然而這種強烈的戲劇性與舞臺化雖是看點,也是限制。它固然達到了張藝謀追求的“好看”,卻也使得觀眾被代入情境的概率非常小。這個設定大人物有一個替身存在的故事與黑澤明的《影子武士》頗為相似,替身、女人、權力、欲望幾大元素都無縫對接。不同的是,黑澤明是站在歷史與社會變化的高度定位人性與命運,呈現出日本武士精神的沒落與一個小人物在一代梟雄陰影下生活的體驗。而《影》取材于三國但又架空歷史的敘事使之在一定程度上脫離了與歷史、社會的深刻融合,只是孤立地成為舞臺上的一出戲碼,缺失與歷史、社會的關聯,更無法折射出當代價值。加之強烈的戲劇化與舞臺化效果對觀眾代入感的拒絕,內在意蘊被離析于形式之外。于是即便以替身為主角將小人物推向臺前,欲通過靖州展現一個小人物在困頓中的糾結掙扎、一個普通人在權勢下的忍辱不甘,但同樣作為普通人的觀眾卻無法與之產生共鳴,同樣作為小人物的我們卻無法與之發生回應;即便試圖通過戲劇沖突拷問人性的力量,但卻沒有展現出復雜而多面的人性,更多只有人被權力吞噬的單面化與惡欲之花難不開的淺層表述;即便故事步步緊湊,成為一個流暢縝密的商業電影故事范本,但若想再往里深入追尋其內涵,已然略顯空洞、無處深入了。這場廟堂之上、名利場中的權勢大戲因而顯得循規蹈矩,并無深意。內在意蘊與形式的分裂剝離給這出水墨江湖留下了令人唏噓的遺憾。

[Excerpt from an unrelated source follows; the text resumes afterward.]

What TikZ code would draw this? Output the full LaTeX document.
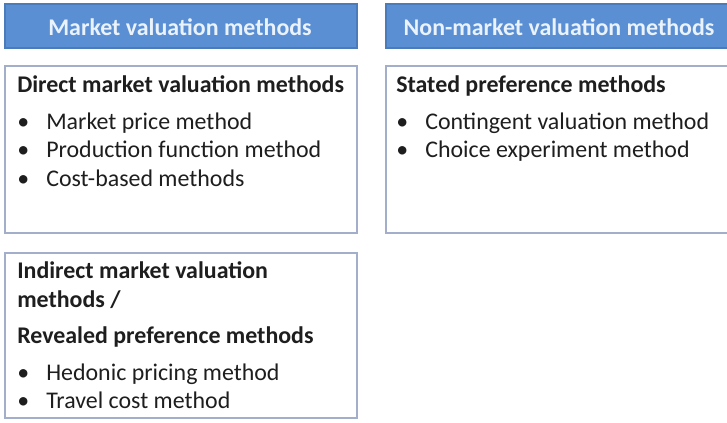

《影》一方面體現出張藝謀對電影美學可能性與個人風格多樣性的不斷探索,另一方面又因意蘊的缺失呈現出形式與內容的割裂。上世紀八十年代,張藝謀以攝影師身份進行初次電影實踐時,就在《一個和八個》的攝影闡述中明確提出了“藝術上的重復就是衰落的標志”這樣的理念,因此他能夠在美學上實現新的突破。但藝術的創新不能僅僅停留于形式表層,若缺少了雋永,電影或許能成為美麗但卻無法成為不朽。《影》在取中國水墨之“形”時,“神”同樣應當是不可忽略的精髓。這是在山水畫的浮云流動之外,《影》帶給當下電影工作者的啟示與思考,也激勵著電影工作者繼續進行電影藝術可能性的開拓,真正實現傳統與創新的完美融合。